If you’re just starting out with budgeting, it’s likely you’ve heard of the envelope system.
Here’s how to use envelope budgeting in Google Sheets.
A Refresher on Envelope Budgeting
Traditionally, the envelope method involves making categories for all your expenses, writing those categories on a bunch of envelopes, then putting a set amount of cash inside each envelope each paycheck.
You only spend from those envelopes. When you take money out for expenses, you can see exactly how much is left. This can make you think twice about spending excessively in any given category. Because when that cash is gone, it’s gone.
Getting Started With Envelope Budgeting System
To make an envelope budget, you’ll first need to make a list of all of your expenses by category. For example, your budget might include categories like those included by default in Tiller Budget:
- Eating Out
- Gear & Clothing
- Home Improvements
- Auto & Gas
Everyone’s categories will look slightly different, which is why it’s so important to go through your own expenses before you get started with the envelopes.
Once you have the categories sorted, break down how much you’ll need for each category each paycheck. Depending on how often you are paid, this may be once a month or every other week.
Now you’re ready to get out those envelopes. You’ll need as many envelopes as you have categories. Write the name of one category on the front of each envelope.
Do you need to use cash to get the benefits of Envelope Budgeting?
There are several ways to use envelope budgeting without taking all the money out of your bank account.
- Apps like Mvelopes allow you to use digital envelopes.
- Many banks and credit unions will allow you to segment your checking or savings accounts by category to achieve the same effect.
- For example, Simple has a sophisticated envelope system they call “Goals” – “Goals are digital envelopes.” It’s pretty nifty: check it out here.
Our new Tiller Budget brings powerful, automated envelope budgeting to Google Sheets. Instead of writing spending categories on paper envelopes, you make them in a Tiller-powered Google Spreadsheet. (You can create up to 200 categories. )
Envelope budgeting with Tiller Budget is based around a feature called “rollovers.” Category rollovers are like mini, virtual savings accounts.
Tiller starts you off with a base set of example categories (see above), but you can overwrite or delete these entirely.
Your categories should reflect the way you want to organize your budget. Where do you spend your money and how do you earn it?
As you spend and receive income, you will accrue savings (or debt) on a category-by-category level. The net budget-versus-actuals on each of these categories will accrue as a rollover at the end of each period. You may start a period with a favorable rollover if you underspent on Groceries, for example, or an unfavorable rollover if you had an unexpected Auto repair.
The intent is that you allocate every dollar you plan to earn to an expense category, including savings.

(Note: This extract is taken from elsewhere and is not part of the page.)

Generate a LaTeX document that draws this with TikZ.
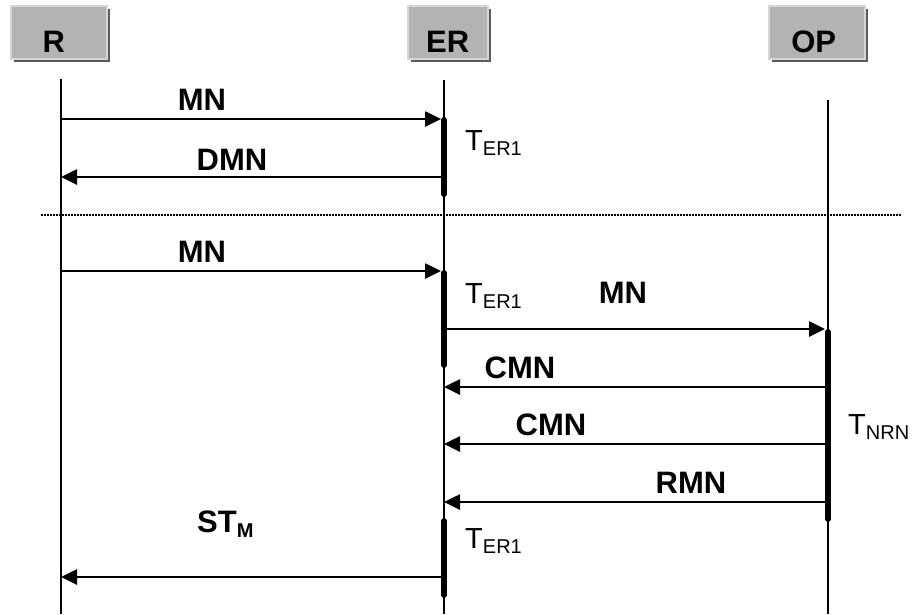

Is the envelope system effective if you’re not using cash?
Studies show that parting with cash is more painful than swiping your card, and that you feel a more positive emotional connection to your purchases when you use paper over plastic. If you’re just starting to budget, it’s likely because you realize that something about your spending or saving habits needs to change for the better.
While every individual is different, studies show that generally, you’re going to have an easier time achieving those goals if you use cash rather than digital money.
After establishing better money habits, you may decide to go from cash to digital for convenience’s sake. Tiller Budget makes this easy.
Just be sure that when you make the switch, you don’t lose those positive habits you’ve worked so hard to establish.
Is it okay to borrow from another envelope?
There is no god of envelope budgeting, dictating the rules you must follow. However, there are certain things you will want to consider when establishing best practices for yourself.
Let’s say you budget $75 for clothes this month, but you find a really cute pair of jeans for $100. Is it okay to borrow $25 from another envelope to cover the costs?
Ultimately, you get to make the moral judgment. If you’re borrowing money out of your entertainment budget and you fully recognize that you’re sacrificing $25 of fun in favor of stunning denim, that might be all right. But if you’re borrowing $25 from the money you’re saving to build up an emergency fund, you’re working against your own best interests and defeating the purpose of setting up an envelope budgeting system in the first place.
Any budget can be customized to the individual—just make sure you’re not customizing your budget to accommodate your bad money habits.